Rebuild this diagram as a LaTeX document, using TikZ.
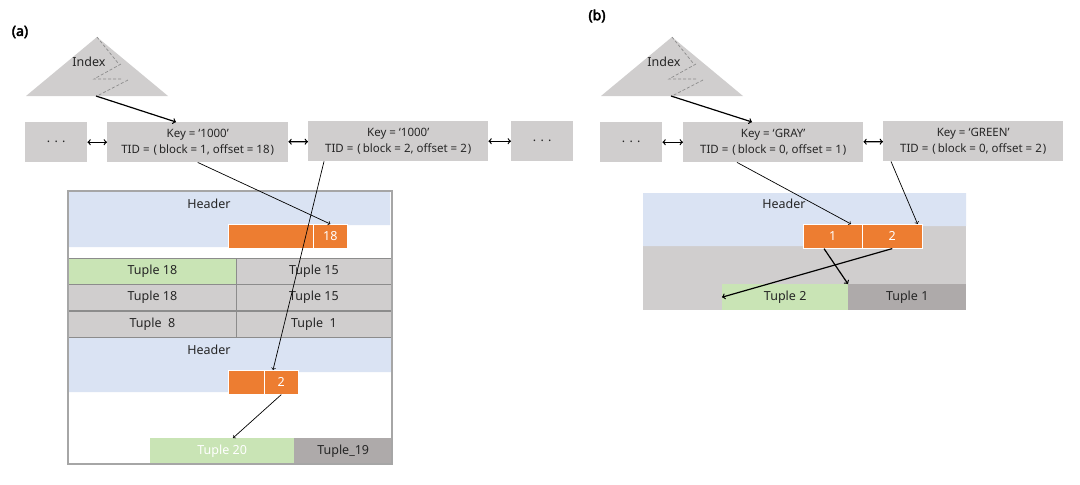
\documentclass[tikz,border=0pt]{standalone}
\usepackage{fontspec}
\setmainfont{Noto Sans}[AutoFakeBold=3]
\usepackage{tikz}
\definecolor{boxgray}{HTML}{D0CECE}
\definecolor{hdrblue}{HTML}{DAE3F3}
\definecolor{slotorange}{HTML}{ED7D31}
\definecolor{tupgreen}{HTML}{C9E4B5}
\definecolor{tupdark}{HTML}{AEAAAA}
\definecolor{framegray}{HTML}{A6A6A6}
\definecolor{linegray}{HTML}{8C8C8C}
\tikzset{
    textnode/.style={inner sep=0pt,align=center,text=black!85,font=\fontsize{12.5}{14}\selectfont},
    cellnode/.style={textnode,anchor=north west},
    keynode/.style={cellnode,fill=boxgray,minimum width=181pt,minimum height=40pt,font=\fontsize{11.5}{16}\selectfont},
    dotsnode/.style={cellnode,fill=boxgray,minimum width=62pt,minimum height=40pt},
    slotnode/.style={cellnode,fill=slotorange,draw=white,line width=0.6pt,text=white,minimum height=24pt},
    tuplenode/.style={cellnode,fill=boxgray,draw=linegray,line width=0.8pt,minimum height=26pt},
    flatnode/.style={cellnode,minimum height=26pt},
    labelnode/.style={inner sep=0pt,font=\fontsize{14}{16}\selectfont\bfseries},
    thinline/.style={line width=0.7pt},
    thickline/.style={line width=1.2pt}
}
\begin{document}
\begin{tikzpicture}[x=1pt,y=-1pt,>=to]
\useasboundingbox (0,0) rectangle (1080,485);

\node[labelnode] (la) at (20,32) {(a)};
\node[labelnode] (lb) at (597,16) {(b)};

% index trees
\foreach \dx/\nm in {0/a,575/b}{
    \fill[boxgray] (26+\dx,96) -- (97+\dx,37) -- (168+\dx,96) -- cycle;
    \draw[dashed,linegray,line width=0.7pt,dash pattern=on 3pt off 2pt]
        (97+\dx,37) -- (118+\dx,63) (121+\dx,64) -- (94+\dx,79) -- (121+\dx,79) (128+\dx,80) -- (97+\dx,96);
    \node[textnode] (idx\nm) at (89+\dx,62) {Index};
    \coordinate (root\nm) at (96+\dx,96);
}

% (a) key list
\node[dotsnode] (ad1) at (25,122) {. . .};
\node[keynode] (ak1) at (107,122) {Key = ‘1000’\\TID =\hspace{4pt}(\hspace{2pt}block = 1, offset = 18\hspace{1pt})};
\node[keynode,minimum width=180pt] (ak2) at (308,121) {Key = ‘1000’\\TID =\hspace{4pt}(\hspace{2pt}block = 2, offset = 2\hspace{1pt})};
\node[dotsnode] (ad2) at (511,121) {. . .};

% (a) heap page
\fill[hdrblue] (68,191) -- (390,191) -- (390,225) -- (228,225) -- (228,247) -- (68,247) -- cycle;
\node[textnode] (ah1) at (209,204) {Header};
\node[slotnode,minimum width=85pt] (as0) at (228,224) {};
\node[slotnode,minimum width=34pt] (as18) at (313,224) {18};

\node[tuplenode,fill=tupgreen,minimum width=168pt] (ar1a) at (68,258) {Tuple 18};
\node[tuplenode,minimum width=155pt] (ar1b) at (236,258) {Tuple 15};
\node[tuplenode,minimum width=168pt] (ar2a) at (68,284) {Tuple 18};
\node[tuplenode,minimum width=155pt] (ar2b) at (236,284) {Tuple 15};
\node[tuplenode,minimum width=168pt] (ar3a) at (68,311) {Tuple\ \ 8};
\node[tuplenode,minimum width=155pt] (ar3b) at (236,311) {Tuple\ \ 1};

\fill[hdrblue] (68,338) -- (392,338) -- (392,372) -- (228,372) -- (228,392) -- (68,392) -- cycle;
\node[textnode] (ah2) at (209,350) {Header};
\node[slotnode,minimum width=36pt] (as1) at (228,370) {};
\node[slotnode,minimum width=34pt] (as2) at (264,370) {2};

\node[flatnode,fill=tupgreen,text=white,minimum width=144pt] (at20) at (150,438) {Tuple 20};
\node[flatnode,fill=tupdark,minimum width=98pt] (at19) at (294,438) {Tuple\_19};
\draw[framegray,line width=1.2pt] (68,191) rectangle (392,464);

\draw[<->,thickline] (ad1) -- (ak1);
\draw[<->,thickline] (ak1) -- (ak2);
\draw[<->,thickline] (ak2) -- (ad2);
\draw[->,thickline] (roota) -- ([xshift=69pt]ak1.north west);
\draw[->,thinline] (ak1.south) -- (as18.north);
\draw[->,thinline] ([xshift=16pt]ak2.south west) -- ([xshift=9pt]as2.north west);
\draw[->,thinline] (as2.south) -- ([xshift=83pt]at20.north west);

% (b) key list
\node[dotsnode] (bd1) at (600,122) {. . .};
\node[keynode,minimum width=180pt] (bk1) at (683,122) {Key = ‘GRAY’\\TID =\hspace{4pt}(\hspace{2pt}block = 0, offset = 1\hspace{1pt})};
\node[keynode,minimum width=180pt] (bk2) at (883,121) {Key = ‘GREEN’\\TID =\hspace{4pt}(\hspace{2pt}block = 0, offset = 2\hspace{1pt})};

% (b) heap page
\fill[boxgray] (643,226) rectangle (966,310);
\fill[hdrblue] (643,193) -- (966,193) -- (966,226) -- (803,226) -- (803,246) -- (643,246) -- cycle;
\node[textnode] (bh) at (784,204) {Header};
\node[slotnode,minimum width=59pt] (bs1) at (803,224) {1};
\node[slotnode,minimum width=60pt] (bs2) at (862,224) {2};
\node[flatnode,fill=tupgreen,minimum width=126pt] (bt2) at (722,284) {Tuple 2};
\node[flatnode,fill=tupdark,minimum width=118pt] (bt1) at (848,284) {Tuple 1};

\draw[<->,thickline] (bd1) -- (bk1);
\draw[<->,thickline] (bk1) -- (bk2);
\draw[->,thickline] (rootb) -- ([xshift=69pt]bk1.north west);
\draw[->,thinline] ([xshift=54pt]bk1.south west) -- ([xshift=48pt]bs1.north west);
\draw[->,thinline] ([xshift=8pt]bk2.south west) -- ([xshift=-5pt]bs2.north east);
\draw[->,thickline] ([xshift=21pt]bs1.south west) -- (bt1.north west);
\draw[->,thickline] (bs2.south) -- (bt2.west);

\end{tikzpicture}
\end{document}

——————————

Repeat the listing above from its first line through the line that contains "(lb) at (597,16)", both included, and nothing more. Drop the pictures.

■ EXERCISE RESULT:
Rebuild this diagram as a LaTeX document, using TikZ.
\documentclass[tikz,border=0pt]{standalone}
\usepackage{fontspec}
\setmainfont{Noto Sans}[AutoFakeBold=3]
\usepackage{tikz}
\definecolor{boxgray}{HTML}{D0CECE}
\definecolor{hdrblue}{HTML}{DAE3F3}
\definecolor{slotorange}{HTML}{ED7D31}
\definecolor{tupgreen}{HTML}{C9E4B5}
\definecolor{tupdark}{HTML}{AEAAAA}
\definecolor{framegray}{HTML}{A6A6A6}
\definecolor{linegray}{HTML}{8C8C8C}
\tikzset{
    textnode/.style={inner sep=0pt,align=center,text=black!85,font=\fontsize{12.5}{14}\selectfont},
    cellnode/.style={textnode,anchor=north west},
    keynode/.style={cellnode,fill=boxgray,minimum width=181pt,minimum height=40pt,font=\fontsize{11.5}{16}\selectfont},
    dotsnode/.style={cellnode,fill=boxgray,minimum width=62pt,minimum height=40pt},
    slotnode/.style={cellnode,fill=slotorange,draw=white,line width=0.6pt,text=white,minimum height=24pt},
    tuplenode/.style={cellnode,fill=boxgray,draw=linegray,line width=0.8pt,minimum height=26pt},
    flatnode/.style={cellnode,minimum height=26pt},
    labelnode/.style={inner sep=0pt,font=\fontsize{14}{16}\selectfont\bfseries},
    thinline/.style={line width=0.7pt},
    thickline/.style={line width=1.2pt}
}
\begin{document}
\begin{tikzpicture}[x=1pt,y=-1pt,>=to]
\useasboundingbox (0,0) rectangle (1080,485);

\node[labelnode] (la) at (20,32) {(a)};
\node[labelnode] (lb) at (597,16) {(b)};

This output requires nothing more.